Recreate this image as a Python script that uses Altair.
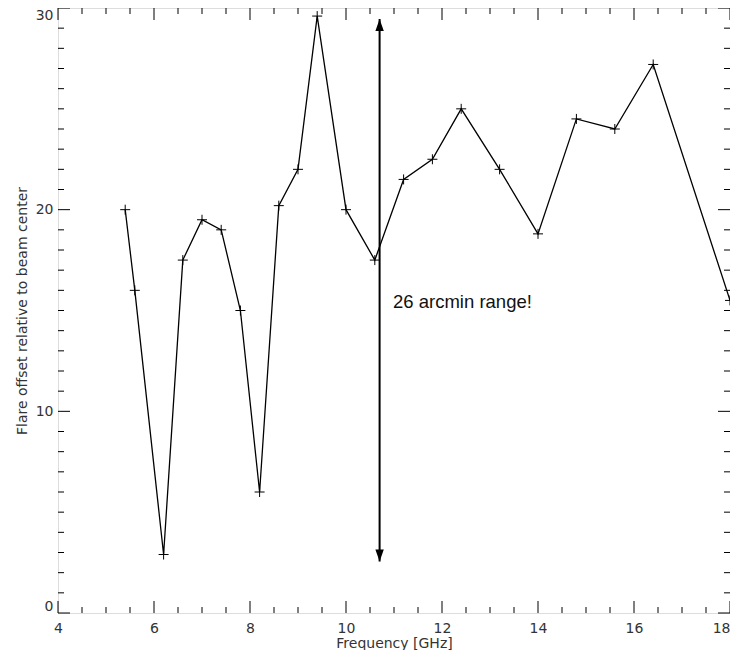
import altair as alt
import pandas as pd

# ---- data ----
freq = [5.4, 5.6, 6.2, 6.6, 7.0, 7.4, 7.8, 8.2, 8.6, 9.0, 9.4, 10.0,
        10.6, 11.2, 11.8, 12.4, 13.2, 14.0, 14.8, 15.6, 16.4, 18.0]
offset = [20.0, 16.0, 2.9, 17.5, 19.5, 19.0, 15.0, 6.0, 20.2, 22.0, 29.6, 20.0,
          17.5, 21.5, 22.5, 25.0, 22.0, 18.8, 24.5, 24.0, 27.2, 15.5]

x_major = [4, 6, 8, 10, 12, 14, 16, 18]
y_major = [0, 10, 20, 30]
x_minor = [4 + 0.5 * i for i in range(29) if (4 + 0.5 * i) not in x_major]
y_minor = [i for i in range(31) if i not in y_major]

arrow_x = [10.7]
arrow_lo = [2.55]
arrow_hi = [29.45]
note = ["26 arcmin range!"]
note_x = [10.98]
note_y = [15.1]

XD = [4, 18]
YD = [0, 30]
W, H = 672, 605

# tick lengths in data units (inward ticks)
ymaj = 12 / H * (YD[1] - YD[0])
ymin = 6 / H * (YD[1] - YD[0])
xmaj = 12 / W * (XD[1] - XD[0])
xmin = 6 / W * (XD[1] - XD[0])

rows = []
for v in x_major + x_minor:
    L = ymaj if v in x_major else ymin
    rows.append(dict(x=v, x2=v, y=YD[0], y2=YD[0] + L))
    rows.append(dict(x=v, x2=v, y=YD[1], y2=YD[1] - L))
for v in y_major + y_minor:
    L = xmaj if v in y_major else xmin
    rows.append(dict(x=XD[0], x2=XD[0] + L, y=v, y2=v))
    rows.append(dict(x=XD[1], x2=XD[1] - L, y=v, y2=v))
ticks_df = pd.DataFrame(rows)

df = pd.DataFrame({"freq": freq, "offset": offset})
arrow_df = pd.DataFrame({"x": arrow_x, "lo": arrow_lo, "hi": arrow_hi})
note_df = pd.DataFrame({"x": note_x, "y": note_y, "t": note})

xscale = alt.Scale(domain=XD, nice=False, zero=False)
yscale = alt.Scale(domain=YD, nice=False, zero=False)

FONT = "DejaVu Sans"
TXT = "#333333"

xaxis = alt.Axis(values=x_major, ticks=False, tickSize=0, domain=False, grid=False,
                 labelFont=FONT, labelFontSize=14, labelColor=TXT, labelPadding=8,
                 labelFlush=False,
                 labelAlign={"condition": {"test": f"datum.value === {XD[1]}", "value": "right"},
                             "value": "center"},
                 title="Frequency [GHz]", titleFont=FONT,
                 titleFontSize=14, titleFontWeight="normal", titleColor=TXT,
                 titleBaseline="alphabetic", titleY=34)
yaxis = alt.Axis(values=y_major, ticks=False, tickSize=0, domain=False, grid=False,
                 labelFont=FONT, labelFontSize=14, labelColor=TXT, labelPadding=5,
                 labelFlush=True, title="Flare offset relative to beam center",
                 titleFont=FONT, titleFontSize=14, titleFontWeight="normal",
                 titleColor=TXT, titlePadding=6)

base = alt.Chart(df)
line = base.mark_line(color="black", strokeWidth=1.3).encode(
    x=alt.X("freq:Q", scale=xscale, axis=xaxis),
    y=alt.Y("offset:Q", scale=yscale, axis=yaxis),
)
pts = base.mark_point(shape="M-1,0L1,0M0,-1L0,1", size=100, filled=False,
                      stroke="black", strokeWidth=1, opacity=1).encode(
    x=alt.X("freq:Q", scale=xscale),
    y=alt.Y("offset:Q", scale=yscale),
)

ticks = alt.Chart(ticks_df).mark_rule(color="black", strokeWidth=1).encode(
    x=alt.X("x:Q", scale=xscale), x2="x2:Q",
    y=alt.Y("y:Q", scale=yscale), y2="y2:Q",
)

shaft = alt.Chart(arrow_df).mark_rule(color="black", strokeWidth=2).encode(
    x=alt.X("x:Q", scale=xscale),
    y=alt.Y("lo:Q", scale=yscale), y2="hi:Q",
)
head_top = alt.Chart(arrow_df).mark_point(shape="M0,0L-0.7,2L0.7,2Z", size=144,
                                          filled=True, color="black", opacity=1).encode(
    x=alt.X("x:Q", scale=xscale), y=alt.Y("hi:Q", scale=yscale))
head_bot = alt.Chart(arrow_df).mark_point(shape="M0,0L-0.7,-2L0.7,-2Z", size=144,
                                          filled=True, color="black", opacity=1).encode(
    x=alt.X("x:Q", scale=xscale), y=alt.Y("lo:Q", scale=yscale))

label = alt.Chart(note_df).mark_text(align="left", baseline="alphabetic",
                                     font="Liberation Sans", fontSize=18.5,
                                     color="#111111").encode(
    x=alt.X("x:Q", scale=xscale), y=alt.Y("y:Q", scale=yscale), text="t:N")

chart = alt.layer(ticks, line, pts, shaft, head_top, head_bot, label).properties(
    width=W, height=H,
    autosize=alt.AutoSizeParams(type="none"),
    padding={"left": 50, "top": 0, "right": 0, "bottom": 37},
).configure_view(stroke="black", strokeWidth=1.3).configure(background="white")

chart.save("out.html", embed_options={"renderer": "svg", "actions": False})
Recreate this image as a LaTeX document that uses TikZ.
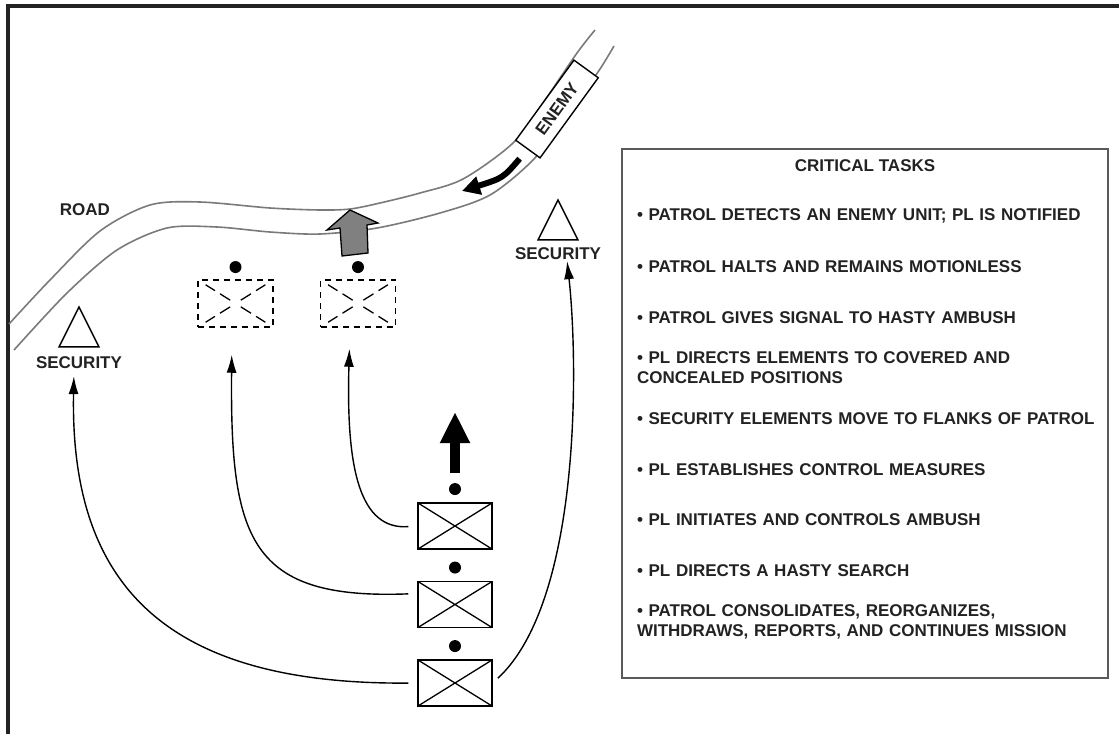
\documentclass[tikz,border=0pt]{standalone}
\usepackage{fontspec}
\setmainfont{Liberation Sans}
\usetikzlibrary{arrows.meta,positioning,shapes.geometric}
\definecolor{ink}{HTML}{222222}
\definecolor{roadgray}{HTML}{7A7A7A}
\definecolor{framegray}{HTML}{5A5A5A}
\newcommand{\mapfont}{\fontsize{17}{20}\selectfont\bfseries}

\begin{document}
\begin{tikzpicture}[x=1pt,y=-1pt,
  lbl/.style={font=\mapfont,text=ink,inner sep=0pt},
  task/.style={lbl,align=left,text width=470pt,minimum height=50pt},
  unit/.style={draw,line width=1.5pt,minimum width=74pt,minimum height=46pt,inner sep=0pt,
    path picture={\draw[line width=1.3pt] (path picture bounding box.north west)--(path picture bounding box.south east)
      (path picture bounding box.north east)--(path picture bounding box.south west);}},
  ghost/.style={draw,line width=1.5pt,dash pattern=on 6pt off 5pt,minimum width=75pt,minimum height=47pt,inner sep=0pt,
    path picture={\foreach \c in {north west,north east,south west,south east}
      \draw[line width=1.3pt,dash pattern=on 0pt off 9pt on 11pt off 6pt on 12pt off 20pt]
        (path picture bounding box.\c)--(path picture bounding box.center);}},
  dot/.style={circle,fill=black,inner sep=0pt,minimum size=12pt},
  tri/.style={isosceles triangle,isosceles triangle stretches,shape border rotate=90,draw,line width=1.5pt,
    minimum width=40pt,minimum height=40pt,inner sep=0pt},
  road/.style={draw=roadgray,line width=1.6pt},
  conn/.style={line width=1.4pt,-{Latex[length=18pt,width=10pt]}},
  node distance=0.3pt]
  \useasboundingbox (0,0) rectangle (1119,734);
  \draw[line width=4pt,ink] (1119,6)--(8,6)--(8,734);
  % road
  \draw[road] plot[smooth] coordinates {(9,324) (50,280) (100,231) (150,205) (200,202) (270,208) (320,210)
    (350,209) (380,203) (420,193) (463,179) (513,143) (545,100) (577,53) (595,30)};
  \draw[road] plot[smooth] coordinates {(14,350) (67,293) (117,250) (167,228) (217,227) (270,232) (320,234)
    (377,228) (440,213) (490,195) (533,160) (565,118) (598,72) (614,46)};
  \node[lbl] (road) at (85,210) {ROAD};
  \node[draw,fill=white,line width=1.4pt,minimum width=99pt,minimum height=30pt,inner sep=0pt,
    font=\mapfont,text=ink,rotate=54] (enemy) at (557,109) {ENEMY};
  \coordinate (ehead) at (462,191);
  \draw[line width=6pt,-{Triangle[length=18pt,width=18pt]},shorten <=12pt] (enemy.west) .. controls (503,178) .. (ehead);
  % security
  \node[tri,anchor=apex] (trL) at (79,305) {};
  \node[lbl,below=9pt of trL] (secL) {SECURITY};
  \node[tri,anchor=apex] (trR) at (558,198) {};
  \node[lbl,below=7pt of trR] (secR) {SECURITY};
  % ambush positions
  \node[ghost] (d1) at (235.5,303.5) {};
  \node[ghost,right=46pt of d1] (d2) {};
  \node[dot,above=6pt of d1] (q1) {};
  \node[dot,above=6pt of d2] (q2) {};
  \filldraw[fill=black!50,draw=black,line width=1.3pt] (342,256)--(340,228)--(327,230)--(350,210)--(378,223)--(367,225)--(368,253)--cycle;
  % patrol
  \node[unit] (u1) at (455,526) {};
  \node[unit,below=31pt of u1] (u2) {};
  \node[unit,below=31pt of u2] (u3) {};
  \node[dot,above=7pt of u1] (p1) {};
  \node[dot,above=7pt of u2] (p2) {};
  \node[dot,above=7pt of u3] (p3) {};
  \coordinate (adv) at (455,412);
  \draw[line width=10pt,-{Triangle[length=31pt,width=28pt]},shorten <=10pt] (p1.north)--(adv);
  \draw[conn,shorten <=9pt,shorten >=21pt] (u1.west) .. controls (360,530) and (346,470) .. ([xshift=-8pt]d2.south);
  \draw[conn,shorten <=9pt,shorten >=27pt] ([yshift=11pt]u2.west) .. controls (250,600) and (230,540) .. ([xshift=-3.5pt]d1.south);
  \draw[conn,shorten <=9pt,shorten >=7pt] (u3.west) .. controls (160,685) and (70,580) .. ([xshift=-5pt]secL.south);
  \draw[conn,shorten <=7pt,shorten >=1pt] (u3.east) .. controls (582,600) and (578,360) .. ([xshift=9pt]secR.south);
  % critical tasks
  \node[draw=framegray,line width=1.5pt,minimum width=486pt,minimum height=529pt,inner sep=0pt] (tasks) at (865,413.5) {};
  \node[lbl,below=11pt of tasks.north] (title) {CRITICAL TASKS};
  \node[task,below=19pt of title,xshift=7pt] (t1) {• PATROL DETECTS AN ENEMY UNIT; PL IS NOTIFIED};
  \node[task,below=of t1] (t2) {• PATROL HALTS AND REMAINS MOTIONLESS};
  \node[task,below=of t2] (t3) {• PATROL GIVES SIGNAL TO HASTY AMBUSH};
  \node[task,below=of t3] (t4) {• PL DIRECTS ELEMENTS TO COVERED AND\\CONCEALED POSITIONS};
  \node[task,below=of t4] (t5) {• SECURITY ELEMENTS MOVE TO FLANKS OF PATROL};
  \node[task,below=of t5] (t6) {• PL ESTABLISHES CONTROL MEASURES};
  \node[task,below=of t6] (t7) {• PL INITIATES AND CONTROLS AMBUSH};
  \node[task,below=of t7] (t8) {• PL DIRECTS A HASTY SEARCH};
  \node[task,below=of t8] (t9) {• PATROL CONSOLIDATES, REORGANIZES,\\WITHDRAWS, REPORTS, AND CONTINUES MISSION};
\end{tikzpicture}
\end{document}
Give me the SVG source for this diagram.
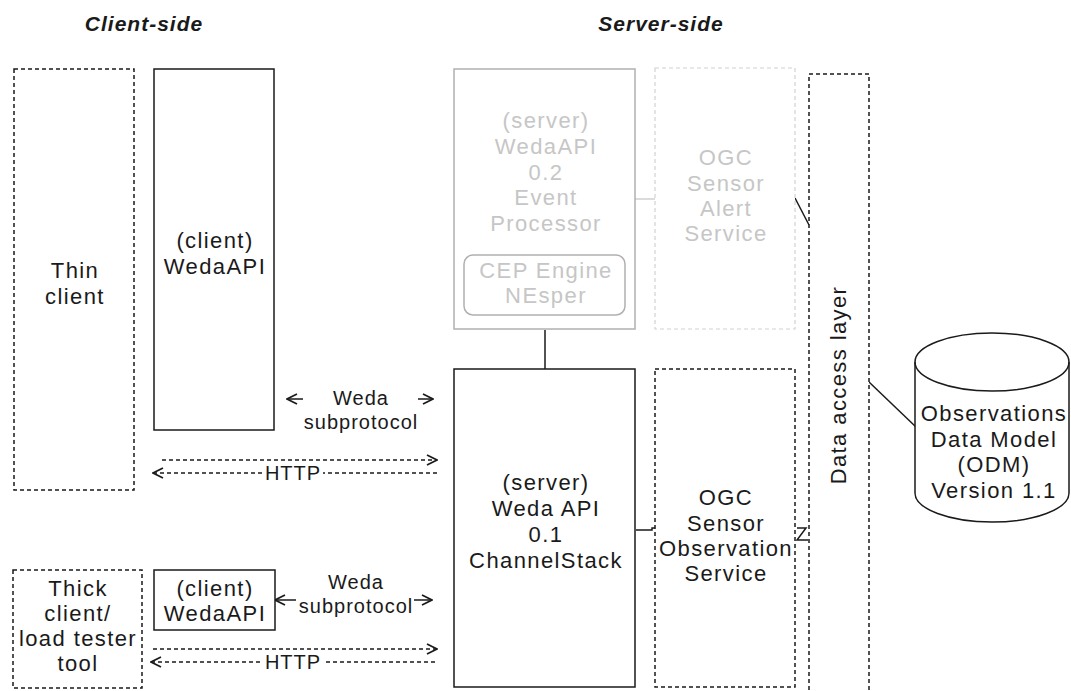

------

• _Stated task_: Reproduce, word for word, every line from the start of the records down to and including the line with "xmin = 6 / W * (XD[1] - XD[0])"; skip the pictures.

• _Task result_:
Recreate this image as a Python script that uses Altair.
import altair as alt
import pandas as pd

# ---- data ----
freq = [5.4, 5.6, 6.2, 6.6, 7.0, 7.4, 7.8, 8.2, 8.6, 9.0, 9.4, 10.0,
        10.6, 11.2, 11.8, 12.4, 13.2, 14.0, 14.8, 15.6, 16.4, 18.0]
offset = [20.0, 16.0, 2.9, 17.5, 19.5, 19.0, 15.0, 6.0, 20.2, 22.0, 29.6, 20.0,
          17.5, 21.5, 22.5, 25.0, 22.0, 18.8, 24.5, 24.0, 27.2, 15.5]

x_major = [4, 6, 8, 10, 12, 14, 16, 18]
y_major = [0, 10, 20, 30]
x_minor = [4 + 0.5 * i for i in range(29) if (4 + 0.5 * i) not in x_major]
y_minor = [i for i in range(31) if i not in y_major]

arrow_x = [10.7]
arrow_lo = [2.55]
arrow_hi = [29.45]
note = ["26 arcmin range!"]
note_x = [10.98]
note_y = [15.1]

XD = [4, 18]
YD = [0, 30]
W, H = 672, 605

# tick lengths in data units (inward ticks)
ymaj = 12 / H * (YD[1] - YD[0])
ymin = 6 / H * (YD[1] - YD[0])
xmaj = 12 / W * (XD[1] - XD[0])
xmin = 6 / W * (XD[1] - XD[0])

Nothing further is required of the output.